Especially if you don’t have a good left tackle. Which usually is one of the reasons why a team is drafting so high in the first place.
Many believe that the Colts will select quarterback Andrew Luck with the first pick, that the Rams will trade the second selection to a team that will pick quarterback Robert Griffin III, and that the Vikings then will choose between Kalil and Oklahoma State receiver Justin Blackmon. But while the performance in 2011 of receivers A.J. Green and Julio Jones could make a team more inclined to use a top-five pick on Blackmon, the safer course will be to take Kalil and look elsewhere for help at receiver.
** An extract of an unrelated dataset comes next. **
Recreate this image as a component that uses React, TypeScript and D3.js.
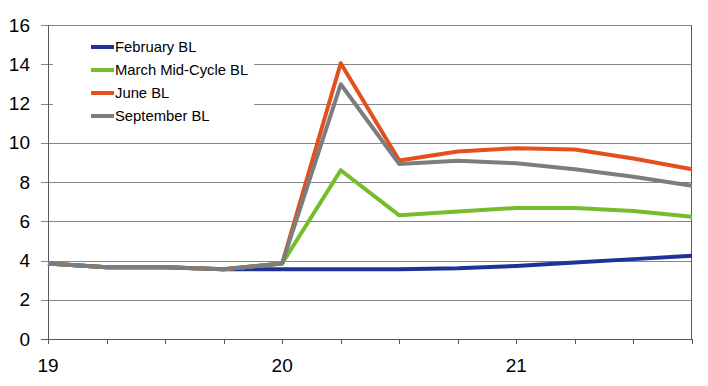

The left tackle position is sufficiently important that the Vikings exhibited extreme patience with Bryant McKinnie, giving up on him only after he showed up for camp in 2011 grossly overweight and out of shape. (The Ravens are glad that he did.) Now, the Vikings have a chance to take care of the left tackle position for the next decade.
Receivers come and go. When it comes to having a team that is competitive on an year-in and year-out basis, a cornerstone left tackle is almost as important as a quarterback. So expect the Vikings to take Kalil.
Unless, of course, the USC grad who coaches the Rams decides that he can’t pass on Kalil.